Sampson confirmed that Demand Justice no longer is a fiscally sponsored project of the Sixteen Thirty Fund.
The spinoff suggests that Arabella Advisors is becoming a liability, said Hayden Ludwig, senior investigative researcher at Capital Research Center.
“It is rare that Arabella-sponsored groups spin off. You wonder if so much attention is becoming an embarrassment or liability,” Ludwig told The Daily Signal.
In February 2021, Demand Justice joined seven other left-leaning groups to form Unrig the Courts, a coalition pushing for packing the Supreme Court.
Two other groups in the Unrig the Courts coalition, 51 for 51 and Just Democracy, also are bankrolled by Arabella-financed groups.
Arabella Advisors’ network of groups—including Hopewell Fund, New Venture Fund, North Fund, and Windward Fund—spent about $1.2 billion to help Democrats get elected in 2020, The New York Times reported this week.

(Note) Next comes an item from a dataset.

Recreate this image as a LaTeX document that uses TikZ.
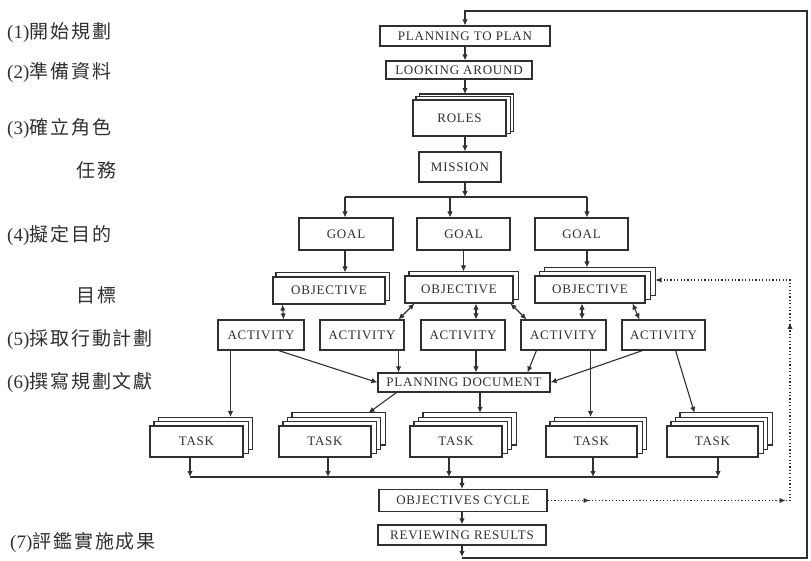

Specifically, the Sixteen Thirty Fund, which funded Demand Justice, spent $410 million in 2020 in donations to more than 200 left-leaning groups. This included a $60 million donation to political action committees supporting Biden’s 2020 campaign, Fox News reported.
Eric Kessler, who founded Arabella Advisors, is a former Clinton administration official who previously worked for the League of Conservation Voters.
The consulting firm’s nonprofit entities distribute cash. The network has raised around $4.7 billion and spent around $3.3 billion since 2006, public reporting shows, according to Capital Research Center.
Based on the most recent reported information, the Sixteen Thirty Fund had more than $389 million in revenue; New Venture Fund had over $975 million; Hopewell Fund had over $152 million; Windward Fund had over $158 million; and North Fund had over $66 million.
“The Arabella-funded groups have been normalizing wild-eyed, radical ideology,” Capital Research Center’s Ludwig said. “Arabella’s role has been to take big money and push the Democratic Party and the country further and further left.”